Southeast Asian nations and the European Union have agreed to start free trade talks, and a leading U.S. semiconductor maker says it will invest $1 billion in the Philippines. Claudia Blume at VOA's Asia News Center has more on these and other business stories from the region.

The Association of Southeast Asian nations and the European Union say they are going to begin free trade negotiations. A pact between these two regional blocs would affect more than one billion people.

Trade between ASEAN and the EU was more than $130 billion in 2005.

The negotiations will take place despite differences over Burma, which is a member of ASEAN. The country is subject to EU sanctions because of its poor human rights record.

U.S.-based Texas Instruments says it will build a $1 billion semiconductor test and assembly plant in the Philippines. The factory will be built at the Clark economic zone north of Manila, a former U.S. air base. Production is scheduled to start in the second half of next year.

Investment bank CLSA Asia-Pacific Markets has launched Asia's first dedicated water and waste management investment fund.

Andrew Pidden, CLSA's chief investment officer in Singapore, says the new fund, to be known as the Clean Water fund, is in addition to the company's existing Clean Resources Asia fund.

Pidden says there is huge growth in Asian water infrastructure development, pollution reduction and waste management. He says the private sector is increasingly getting involved in this area.

"We believe that the issues of resource deprivation, pollution waste, energy inefficiency and, increasingly, climate change, are key drivers across all areas of the global economy," said Pidden. "And therefore we extract a universe of companies across Asia that are responding to all of these different drivers with varying degrees of intensity and that's what we monitor and that's what we invest in."
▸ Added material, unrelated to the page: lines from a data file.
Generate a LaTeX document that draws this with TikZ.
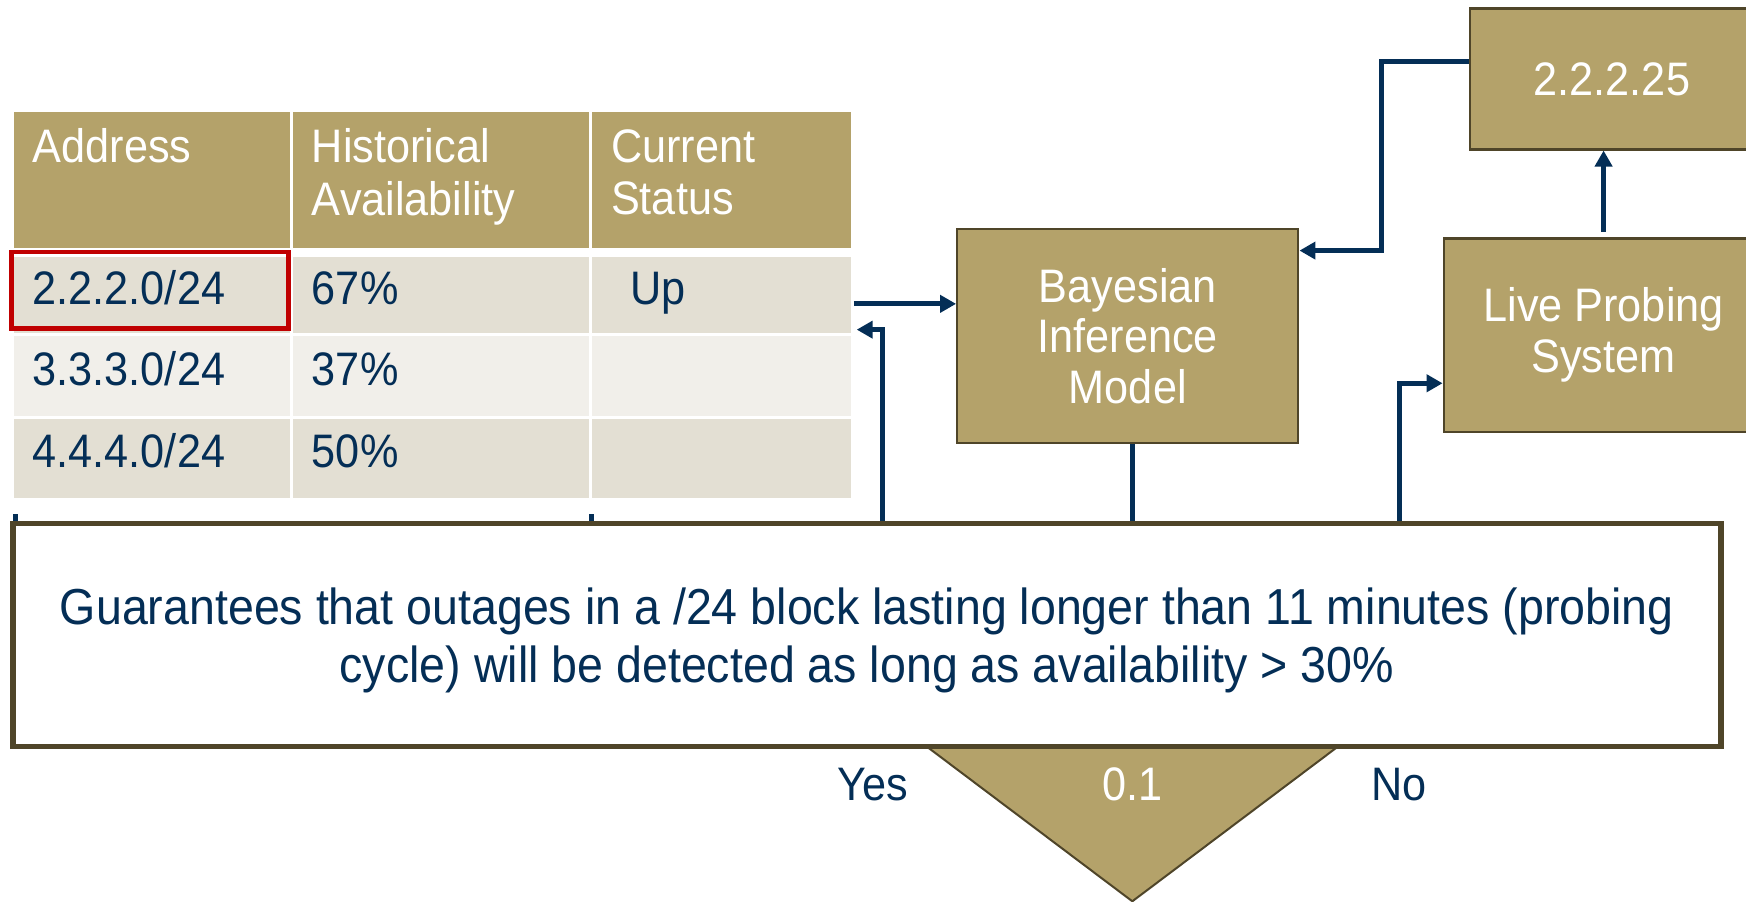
\documentclass[tikz,border=0pt]{standalone}
\usepackage{fontspec}
\setmainfont{Liberation Sans}[FakeStretch=0.92]
\usetikzlibrary{shapes.geometric, arrows.meta, positioning, fit}
\definecolor{goldtan}{RGB}{180,162,106}
\definecolor{edgeolive}{RGB}{79,69,41}
\definecolor{inkblue}{RGB}{4,46,86}
\definecolor{rowgray}{RGB}{227,223,211}
\definecolor{rowpale}{RGB}{241,239,234}
\definecolor{alertred}{RGB}{192,0,0}
\newcommand{\tblfont}{\fontsize{23.5}{26.2}\selectfont}
\newcommand{\blkfont}{\fontsize{23.5}{25.3}\selectfont}
\newcommand{\guarfont}{\fontsize{25.3}{28.7}\selectfont}

\begin{document}
\begin{tikzpicture}[x=0.5568pt, y=-0.5568pt,
  cell/.style={rectangle, inner xsep=9.5pt, inner ysep=0pt, align=left, font=\tblfont, text=inkblue},
  head/.style={cell, fill=goldtan, text=white, minimum height=67.9pt},
  darkrow/.style={cell, fill=rowgray, text height=17pt, text depth=8pt},
  lightrow/.style={cell, fill=rowpale, text height=17pt, text depth=8pt},
  colA/.style={text width=119.1pt},
  colB/.style={text width=129.1pt},
  colC/.style={text width=110.2pt},
  redbox/.style={draw=alertred, line width=2.2pt, inner sep=0pt},
  block/.style={rectangle, draw=edgeolive, line width=1.2pt, fill=goldtan, text=white, align=center, font=\blkfont},
  decision/.style={diamond, draw=edgeolive, line width=1pt, fill=goldtan},
  link/.style={line width=2.5pt, inkblue},
  arrow/.style={link, -{Triangle[length=8pt, width=8.5pt]}},
  lbl/.style={font=\tblfont, text=inkblue},
  note/.style={rectangle, draw=edgeolive, line width=2.8pt, fill=white, text=inkblue, align=center, font=\guarfont},
]
  \useasboundingbox (0,0) rectangle (1568,810);
  \clip (0,0) rectangle (1568,810);

  % table
  \node[head, colA, anchor=north west] (hA) at (12,100) {Address\\\strut};
  \node[head, colB, right=1.1pt of hA] (hB) {Historical\\Availability\strut};
  \node[head, colC, right=1.1pt of hB] (hC) {Current\\Status\strut};

  \node[darkrow, colA, minimum height=37.9pt, below=4.5pt of hA] (r1a) {2.2.2.0/24};
  \node[darkrow, colB, minimum height=37.9pt, right=1.1pt of r1a] (r1b) {67\%};
  \node[darkrow, colC, minimum height=37.9pt, right=1.1pt of r1b] (r1c) {\hspace*{9.5pt}Up};

  \node[lightrow, colA, minimum height=40.1pt, below=1.1pt of r1a] (r2a) {3.3.3.0/24};
  \node[lightrow, colB, minimum height=40.1pt, right=1.1pt of r2a] (r2b) {37\%};
  \node[lightrow, colC, minimum height=40.1pt, right=1.1pt of r2b] (r2c) {};

  \node[darkrow, colA, minimum height=39.5pt, below=1.1pt of r2a] (r3a) {4.4.4.0/24};
  \node[darkrow, colB, minimum height=39.5pt, right=1.1pt of r3a] (r3b) {50\%};
  \node[darkrow, colC, minimum height=39.5pt, right=1.1pt of r3b] (r3c) {};

  \node[redbox, fit=(r1a), xshift=-1pt, yshift=2.5pt] (pick) {};

  % blocks
  \node[block, minimum width=170.5pt, minimum height=107.1pt] (bayes) at (1012.8,301.9) {Bayesian\\Inference\\Model};
  \node[block, minimum width=142pt, minimum height=70.5pt] (addr) at (1447.6,70.8) {2.2.2.25};
  \node[block, minimum width=159.8pt, minimum height=96.7pt] (live) at (1440.1,300.9) {Live Probing\\System};
  \node[decision, minimum width=249pt, minimum height=187.5pt] (dec) at (1016.9,641.4) {};
  \node[font=\tblfont, text=white] (thr) at ([yshift=-34.9pt]dec.center) {0.1};
  \node[lbl] (yes) at ([xshift=-4.6pt, yshift=-35.4pt]dec.west) {Yes};
  \node[lbl] (no) at ([xshift=8.4pt, yshift=-35.4pt]dec.east) {No};

  % connectors
  \coordinate (tabout) at ([xshift=1.5pt, yshift=-4.3pt]r1c.east);
  \coordinate (tabin) at ([xshift=2.9pt, yshift=-17.2pt]r1c.east);
  \coordinate (tickA) at (13.5,462);
  \coordinate (tickB) at (531,462);
  \draw[arrow] (tabout) -- (tabout -| bayes.west);
  \draw[arrow] (dec.west) |- (tabin);
  \draw[link] (dec.north |- bayes.south) -- (dec.north);
  \draw[arrow] (dec.east) -- ++(15.7,0) |- ([yshift=-24.1pt]live.west);
  \draw[arrow, shorten <=2.8pt] (live.north) -- (live.north |- addr.south);
  \draw[arrow] ([yshift=8.9pt]addr.west) -- ++(-78,0) |- ([yshift=42.8pt]bayes.east);
  \draw[link] (tickA) -- ++(0,30);
  \draw[link] (tickB) -- ++(0,30);

  % statement on top
  \node[note, minimum width=854.1pt, minimum height=111.6pt] (gtee) at (778.5,570.2) {\rule{0pt}{24pt}Guarantees that outages in a /24 block lasting longer than 11 minutes (probing\\cycle) will be detected as long as availability > 30\%};
\end{tikzpicture}
\end{document}
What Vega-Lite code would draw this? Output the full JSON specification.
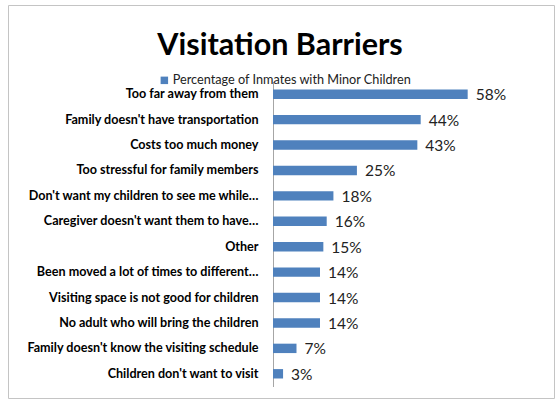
{
  "$schema": "https://vega.github.io/schema/vega-lite/v6.json",
  "autosize": "none",
  "width": 546,
  "height": 393,
  "padding": {"left": 8, "top": 5, "right": 6, "bottom": 6},
  "background": "white",
  "title": {
    "text": "Visitation Barriers",
    "anchor": "middle",
    "frame": "group",
    "orient": "top",
    "baseline": "alphabetic",
    "offset": -49,
    "dx": -1,
    "dy": 31,
    "font": "Lato",
    "fontSize": 30.5,
    "fontWeight": "bold",
    "color": "black"
  },
  "data": {
    "values": [
      {"reason": "Too far away from them", "pct": 0.58},
      {"reason": "Family doesn't have transportation", "pct": 0.44},
      {"reason": "Costs too much money", "pct": 0.43},
      {"reason": "Too stressful for family members", "pct": 0.25},
      {"reason": "Don't want my children to see me while…", "pct": 0.18},
      {"reason": "Caregiver doesn't want them to have…", "pct": 0.16},
      {"reason": "Other", "pct": 0.15},
      {"reason": "Been moved a lot of times to different…", "pct": 0.14},
      {"reason": "Visiting space is not good for children", "pct": 0.14},
      {"reason": "No adult who will bring the children", "pct": 0.14},
      {"reason": "Family doesn't know the visiting schedule", "pct": 0.07},
      {"reason": "Children don't want to visit", "pct": 0.03}
    ]
  },
  "encoding": {
    "y": {
      "field": "reason",
      "type": "nominal",
      "sort": null,
      "title": null,
      "scale": {"range": [76.5, 381.5], "paddingInner": 0.63, "paddingOuter": 0.315},
      "axis": {
        "orient": "left",
        "offset": -265,
        "ticks": false,
        "labelPadding": 15,
        "labelLimit": 320,
        "labelFont": "Lato",
        "labelFontSize": 12.6,
        "labelFontWeight": "bold",
        "labelColor": "black",
        "domainColor": "#a6a6a6",
        "grid": false
      }
    },
    "x": {
      "field": "pct",
      "type": "quantitative",
      "scale": {"domain": [0, 0.6], "range": [265, 466.4]},
      "axis": null
    }
  },
  "layer": [
    {
      "mark": {"type": "bar"},
      "encoding": {
        "color": {
          "datum": "Percentage of Inmates with Minor Children",
          "type": "nominal",
          "scale": {"range": ["#4f81bd"]},
          "legend": {
            "title": null,
            "orient": "none",
            "legendX": 150,
            "legendY": 69,
            "padding": 0,
            "symbolType": "square",
            "symbolSize": 56,
            "symbolStrokeWidth": 0,
            "labelFont": "Lato",
            "labelFontSize": 12.7,
            "labelColor": "#222",
            "labelOffset": 2,
            "labelLimit": 400
          }
        }
      }
    },
    {
      "mark": {"type": "text", "align": "left", "baseline": "middle", "dx": 8, "dy": 1, "font": "Lato", "fontSize": 15.5, "color": "#222"},
      "encoding": {
        "text": {"field": "pct", "type": "quantitative", "format": ".0%"}
      }
    }
  ],
  "config": {
    "view": {"stroke": "#c4c4c4", "strokeWidth": 1}
  }
}
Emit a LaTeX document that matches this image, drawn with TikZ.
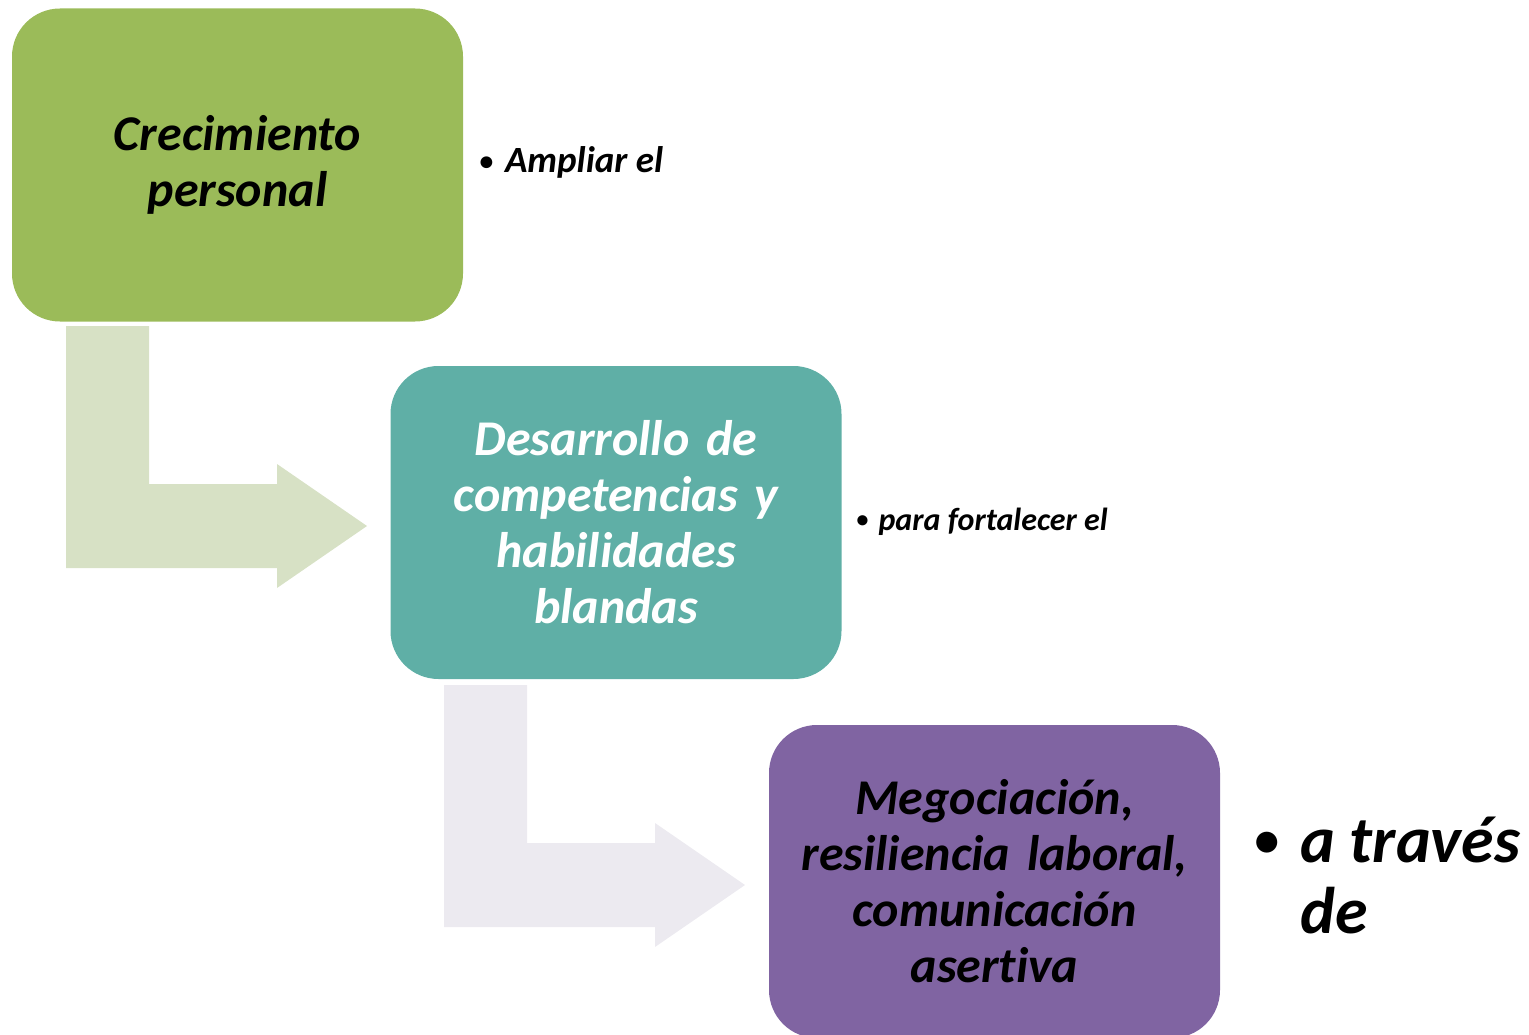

China has made its largest oil find in more than three decades. The strike came in the Jidong Nanpu oil field in Bohai Bay, off China's northeastern coast. The China National Petroleum Corporation says the field has proven reserves of more than 400 million tons of oil.

While China has grown to be the world's second-biggest oil consumer, its domestic oil output has stagnated, and locating new reserves is crucial for its soaring economy. Last year, the country imported almost half of its oil.

And Indian drug maker Wockhardt has bought the French pharmaceutical group Negma Laboratories for $265 million. The buyout makes Wockhardt the largest Indian pharmaceuticals company in Europe, with more than 1,500 employees.